Le Temps : Faut-il améliorer la qualité du recrutement des juges et privilégier le critère de compétence ?
Bernard Bertossa : Il faut savoir qu’une bonne partie des compétences d’un magistrat ne peuvent se tester. Parmi celles-ci figurent le courage, l’indépendance et la capacité de résister aux pressions. Ce sont des qualités indispensables mais souvent impossibles à mesurer. Pour ma part, j’ai toujours craint les juridictions formées d’une caste de « grosses têtes ». La formation académique ne suffit pas à garantir une bonne justice et un bon juriste n’est pas nécessairement un bon juge.
- La pression politique peut s’exercer lors d’une élection ou d’une réélection. Cela ne vous gêne pas ?
- J’ai moi-même vécu un mouvement d’humeur lors de mon élection initiale au Tribunal pénal fédéral. Je n’ai obtenu qu’une courte majorité et j’ai appris que presque tous les députés UDC n’avaient pas soutenu ma candidature. Ce que j’ai trouvé plutôt flatteur. Malgré cette expérience, je reste opposé au principe d’une élection à vie. Celle-ci est contraire à l’ensemble du système suisse qui privilégie l’équilibre des forces politiques. Dans ce contexte, les juges représentent le troisième pouvoir et non pas une sorte d’assemblée de robots qui délivrent des arrêts.
- Quels sont les défauts d’une élection à durée indéterminée ?
- Aujourd’hui, la réélection est un fait mais pas un droit. Pour les juges, c’est aussi une bonne chose de savoir que leur poste n’est pas garanti à vie. Le contraire pourrait devenir un oreiller de paresse. Conceptuellement, la réélection reste nécessaire même si certains juges semblent logiquement préférer la tranquillité d’une situation plus confortable. On peut imaginer rallonger la durée du mandat à dix ans mais cela ne changera pas grand-chose à la situation.
- A vous entendre, le système marche assez bien ?

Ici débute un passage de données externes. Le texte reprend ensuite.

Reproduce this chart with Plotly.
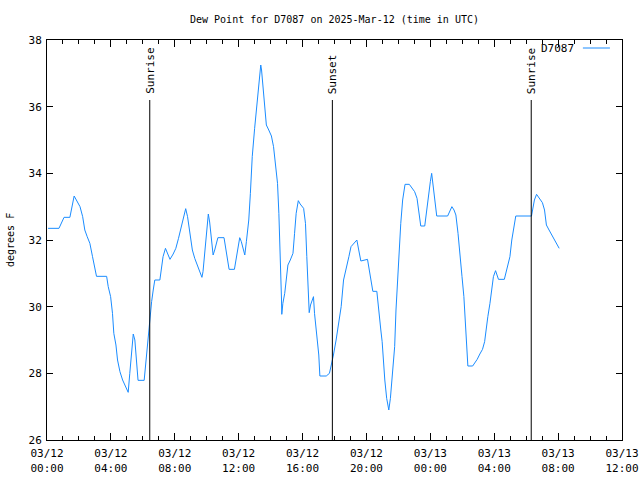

- Il n’y a en pratique qu’un seul parti qui a recours au vote sanction pour protester contre certaines décisions judiciaires. Les autres partis n’opèrent pas de la sorte. La réélection ne pose généralement aucun problème et offre davantage de légitimité démocratique au juge qui tient son pouvoir des représentants du peuple. On évite ainsi un système de nomination à la française où il suffit de sortir avec succès d’une haute école, mais où il faut ensuite plaire à ses supérieurs pour gravir les échelons de la magistrature, ou encore le système qui prévaut pour la Cour suprême américaine, où l’élection à vie est fonction de l’opinion des candidats sur l’avortement ou la peine de mort, par exemple.

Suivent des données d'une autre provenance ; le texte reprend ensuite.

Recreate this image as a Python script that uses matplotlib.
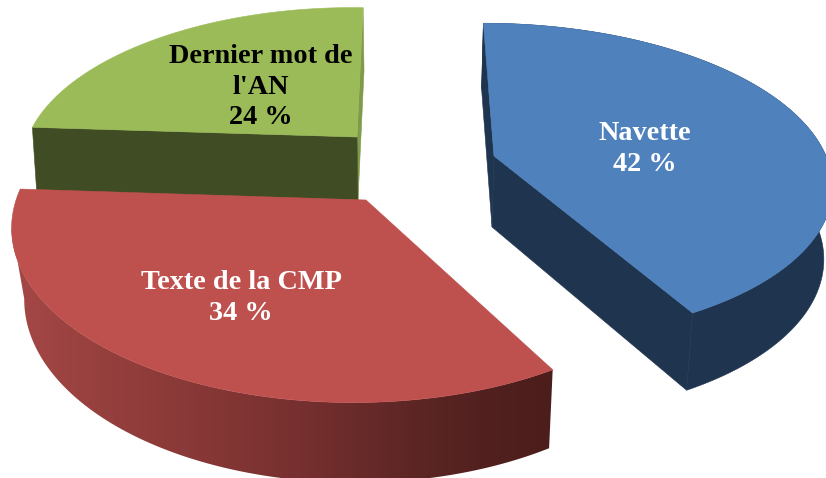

- Peut-on concevoir que certains juges seraient tout de même moins frileux et plus indépendants avec un mandat indéfini ?
– L’indépendance réelle est dans la tête du magistrat. C’est un état d’esprit. Il ne faut pas oublier que cette indépendance est de toute façon relative puisque la fonction du juge consiste à appliquer des lois dont il n’est pas l’auteur et que les décisions de justice sont prises le plus souvent par des juridictions collégiales, du moins au niveau des recours.